詩羽 ……えーと、どういうことですか?(笑)

──ですよね(笑)。例えば、画面の中にいるアバターを指して「この子が詩羽だ」と思われるのが嫌だったりはしないのかなと。

詩羽 うーん、でもそれは私が動いてるわけだから。もし私じゃない人が私のキャラクターを使って動いているとしたら、それは私じゃないからたぶん嫌ですね。でも、今回の場合は私が私のキャラクターになってやってるので、それはやっぱり私だと思うんですよ。自分の子だから自分がやる権利がある……って感じですかね。

──いつもの自分の姿のままバーチャルのステージに立てるのであれば、そのほうが望ましいですか?

詩羽 いや……。

──それはそれで違うんですね(笑)。

詩羽 あはは。なんかまあ、基本的に自分の姿でいつも出てるので、こういう機会に新しく面白いことをするってなったときは、新しいやり方をしてみたいという気持ちはありますよね。これまでと違う新しい場所へ届けるためには、やっぱりバーチャルって大きな手段だと思うので。

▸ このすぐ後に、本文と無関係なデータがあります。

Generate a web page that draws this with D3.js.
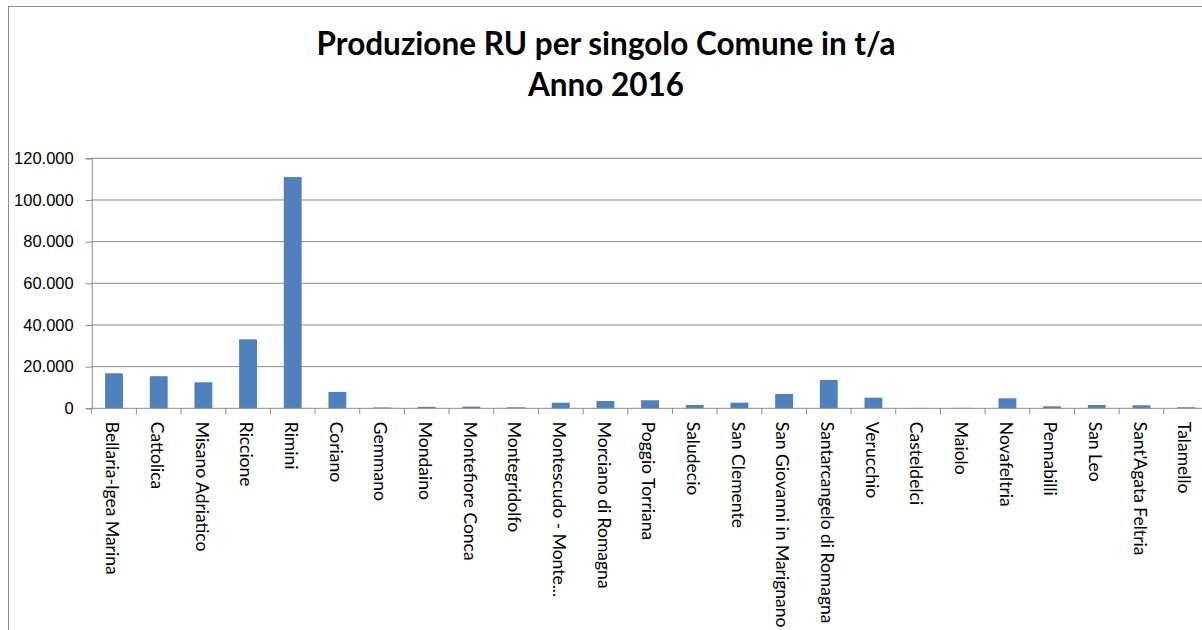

──なるほど。「面白いんだからいいじゃん」という感じですかね。

詩羽 はい。

──例えば、変身願望というかコスプレ願望みたいなものって詩羽さんは持っていたりするんですかね?

詩羽 んー、コスプレかあ……別に、世間的にコスプレとされている衣装でも、私の中では単に「着たいときに着ればいいもの」なんですよね。特にハロウィンに限らなくてもいいなと思ってて。例えばゴスロリファッションとかをコスプレの枠としてハロウィンに着てる人もけっこういるけど、私は別に「これは普通にファッションだな」と思うから……あ! だから、アバターもそれと一緒かもしれない。「何を着ようかな?」という気持ちで、ナース服なのか、ゴスロリなのか、アバターなのか、みたいな(笑)。そのくらいの気持ちなのかもしれないですね、自分の中で。

──なるほど、ようやく腑に落ちました(笑)。それはすごくわかりやすいです。

詩羽 うん、そういう感じですね。